In looking at her overall diet, she is getting a good balance of vitamins and minerals, especially through the use of haylage. There is some concern about feeding haylage to horses due to the danger of mold and bacterial growth, if the packaging is compromised. But, if kept clean, it is very nutritious.

During the summer, I do not recommend a mineral supplement, especially if the pasture grass is of good quality. If she is not getting any legume grass or hay (such as alfalfa or clover), then you may wish to offer her some as part of her overall hay ration. Legume hays have a higher calcium content than grass hays, as well as more vitamins A, C, and E.

During the winter, when she cannot graze, I understand your interest in supplementing her diet. And, in fact, it is generally a good idea. However, mineral supplements tend to offer very high dosages, and while a little is good, too much can be quite harmful. Minerals interact with one another and too much of one can cause a deficiency in another. So, I prefer the use of an overall multiple vitamin/mineral supplement that is meant to supplement a good diet, but not overpower one.

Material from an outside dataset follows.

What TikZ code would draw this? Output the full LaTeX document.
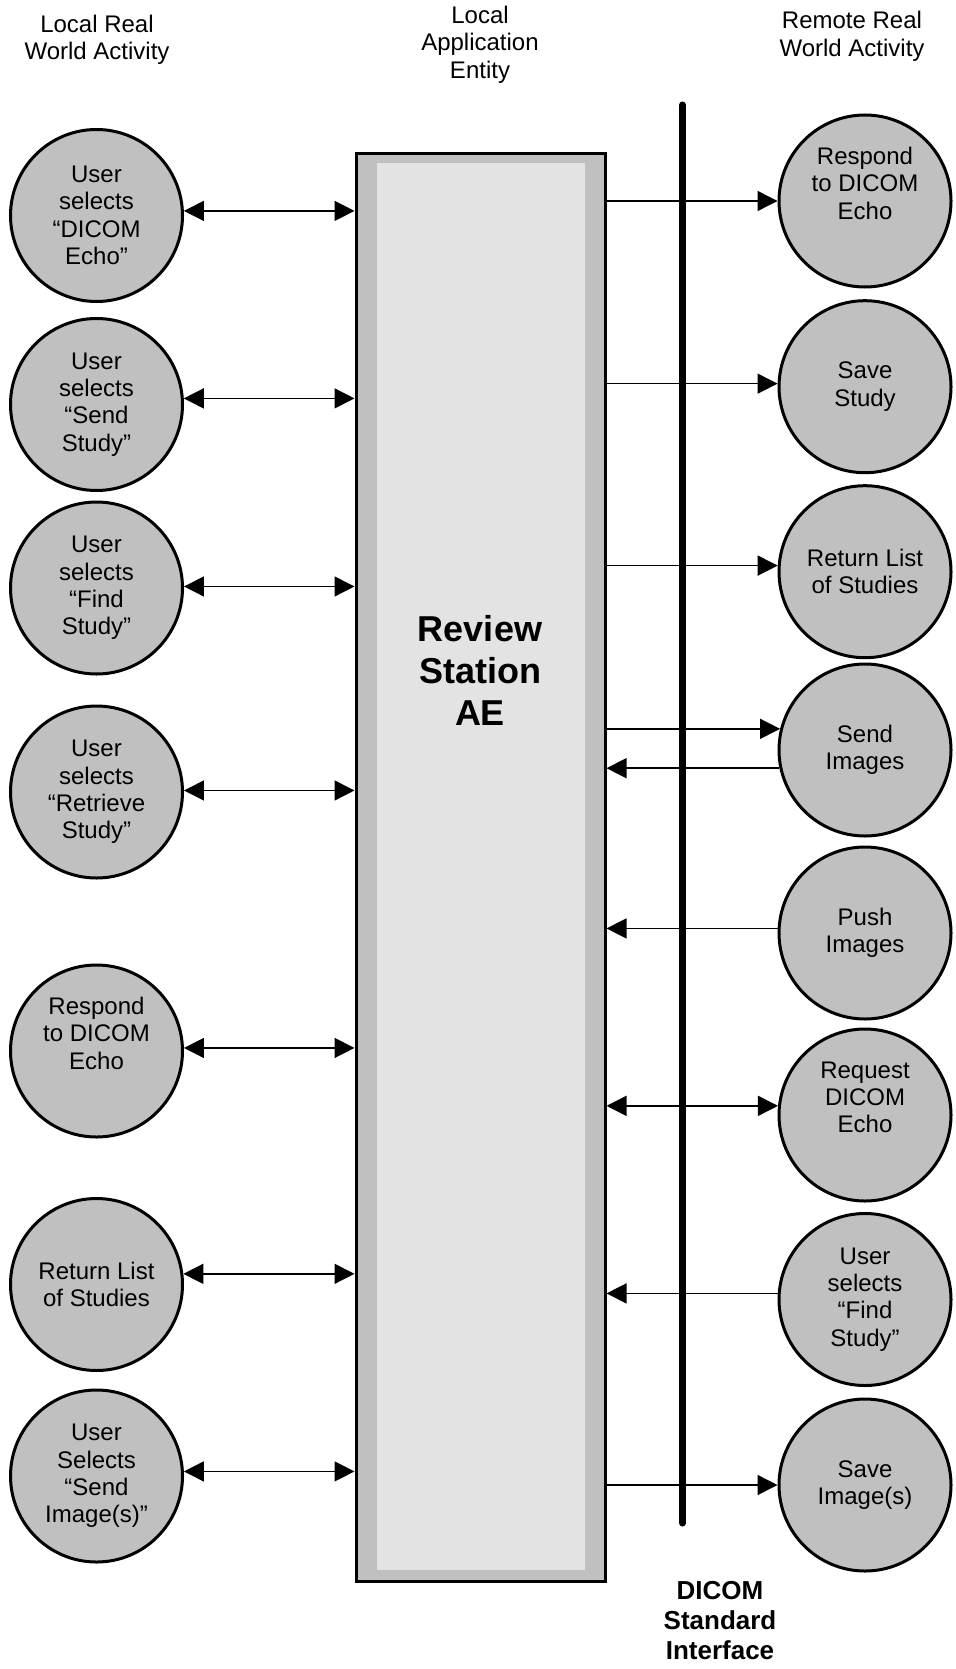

In researching some UK products, I came across two that you may wish to consider:
1. Scientific Nutritional Products puts out a Horse and Pony multivitamin/mineral supplement that is a good overall addition to the diet, especially during the winter. I found it on line at :

2. Equivite Original is another good product to consider: It can be found at :

So to summarize, I would suggest that you continue to offer hay or haylage ad lib. Provide her with a multivitamin/mineral supplement year round, and feed enough of your regular feed to maintain her weight. If she starts to gain, you may need to cut back. If she should continue to lose weight, you may want to add conditioning cubes or more showing chaff to increase her fat intake. (More fat will provide extra calories, without the risks of feeding more grain.)

I hope this is helpful. Thank you for writing.